**** INPUT FOR THIS TASK ****

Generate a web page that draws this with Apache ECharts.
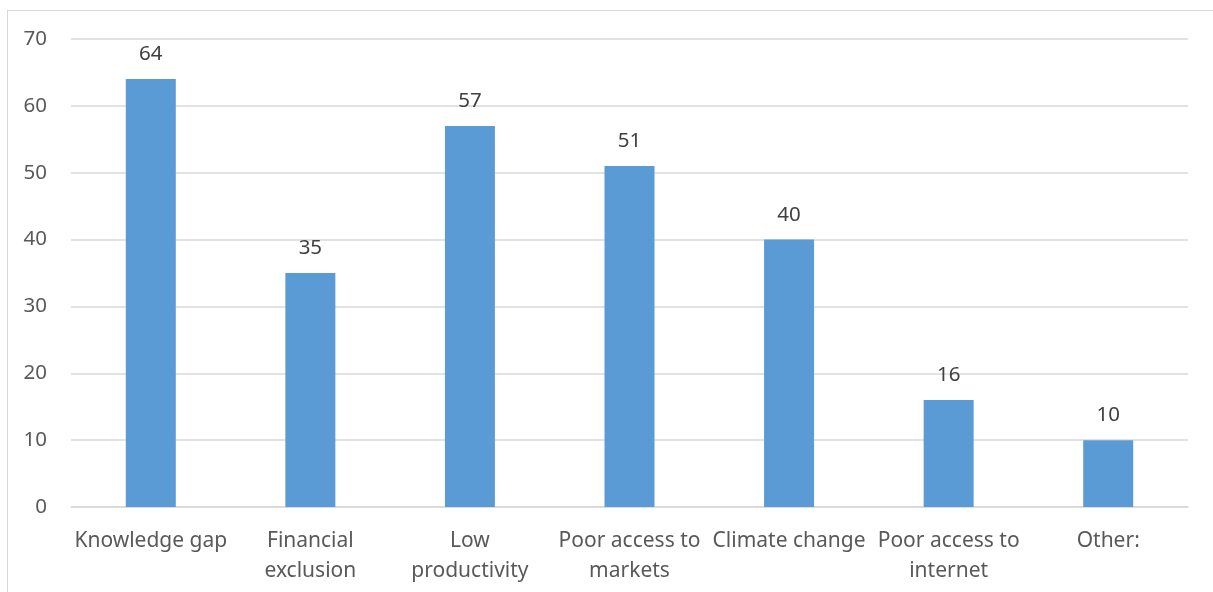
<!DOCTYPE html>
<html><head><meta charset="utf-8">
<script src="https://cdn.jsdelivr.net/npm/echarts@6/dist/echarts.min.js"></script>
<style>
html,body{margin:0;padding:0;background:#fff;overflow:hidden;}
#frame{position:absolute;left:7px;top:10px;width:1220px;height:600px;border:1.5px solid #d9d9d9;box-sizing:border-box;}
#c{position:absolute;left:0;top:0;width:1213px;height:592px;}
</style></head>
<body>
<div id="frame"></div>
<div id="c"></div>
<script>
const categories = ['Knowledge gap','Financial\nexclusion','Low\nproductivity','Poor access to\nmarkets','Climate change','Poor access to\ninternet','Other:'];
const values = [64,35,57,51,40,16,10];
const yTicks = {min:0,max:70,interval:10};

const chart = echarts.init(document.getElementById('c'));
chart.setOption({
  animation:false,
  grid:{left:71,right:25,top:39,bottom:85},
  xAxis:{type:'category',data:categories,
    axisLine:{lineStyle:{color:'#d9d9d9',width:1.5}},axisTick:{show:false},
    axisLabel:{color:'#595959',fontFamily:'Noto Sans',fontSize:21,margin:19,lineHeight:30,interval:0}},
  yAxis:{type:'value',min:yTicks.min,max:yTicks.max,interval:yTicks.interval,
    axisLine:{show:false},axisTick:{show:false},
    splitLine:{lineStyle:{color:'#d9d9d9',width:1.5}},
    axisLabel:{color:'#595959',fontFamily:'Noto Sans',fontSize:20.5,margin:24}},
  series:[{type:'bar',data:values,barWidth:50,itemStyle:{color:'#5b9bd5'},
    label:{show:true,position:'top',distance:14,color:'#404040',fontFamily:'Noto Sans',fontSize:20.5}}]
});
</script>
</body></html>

****
**** INPUT FOR THIS TASK ****

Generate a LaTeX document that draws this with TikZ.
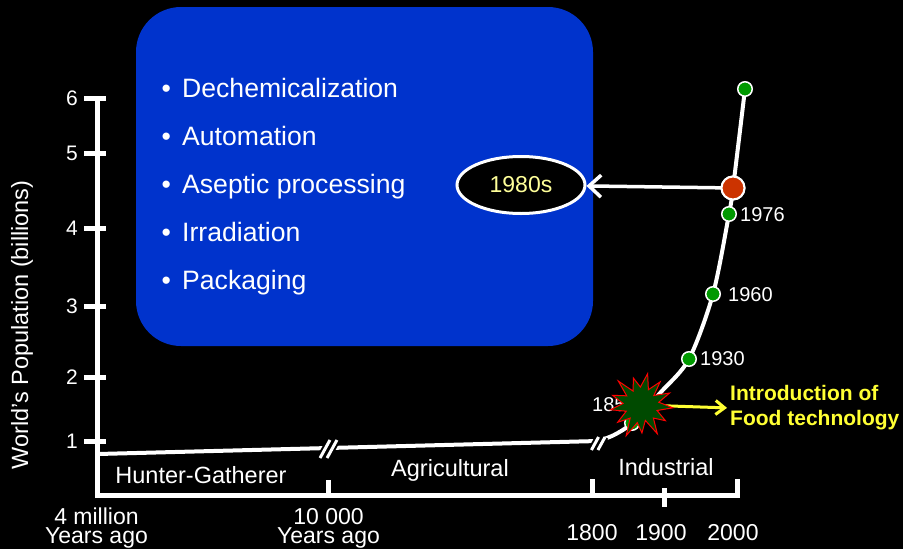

****

**THE REQUEST**: Repeat exactly the stretch of lines that opens with the line containing "Generate a web" and closes with the line containing "</body></html>". Leave the pictures out, and add nothing.

**COMPLETE OUTPUT**:
Generate a web page that draws this with Apache ECharts.
<!DOCTYPE html>
<html><head><meta charset="utf-8">
<script src="https://cdn.jsdelivr.net/npm/echarts@6/dist/echarts.min.js"></script>
<style>
html,body{margin:0;padding:0;background:#fff;overflow:hidden;}
#frame{position:absolute;left:7px;top:10px;width:1220px;height:600px;border:1.5px solid #d9d9d9;box-sizing:border-box;}
#c{position:absolute;left:0;top:0;width:1213px;height:592px;}
</style></head>
<body>
<div id="frame"></div>
<div id="c"></div>
<script>
const categories = ['Knowledge gap','Financial\nexclusion','Low\nproductivity','Poor access to\nmarkets','Climate change','Poor access to\ninternet','Other:'];
const values = [64,35,57,51,40,16,10];
const yTicks = {min:0,max:70,interval:10};

const chart = echarts.init(document.getElementById('c'));
chart.setOption({
  animation:false,
  grid:{left:71,right:25,top:39,bottom:85},
  xAxis:{type:'category',data:categories,
    axisLine:{lineStyle:{color:'#d9d9d9',width:1.5}},axisTick:{show:false},
    axisLabel:{color:'#595959',fontFamily:'Noto Sans',fontSize:21,margin:19,lineHeight:30,interval:0}},
  yAxis:{type:'value',min:yTicks.min,max:yTicks.max,interval:yTicks.interval,
    axisLine:{show:false},axisTick:{show:false},
    splitLine:{lineStyle:{color:'#d9d9d9',width:1.5}},
    axisLabel:{color:'#595959',fontFamily:'Noto Sans',fontSize:20.5,margin:24}},
  series:[{type:'bar',data:values,barWidth:50,itemStyle:{color:'#5b9bd5'},
    label:{show:true,position:'top',distance:14,color:'#404040',fontFamily:'Noto Sans',fontSize:20.5}}]
});
</script>
</body></html>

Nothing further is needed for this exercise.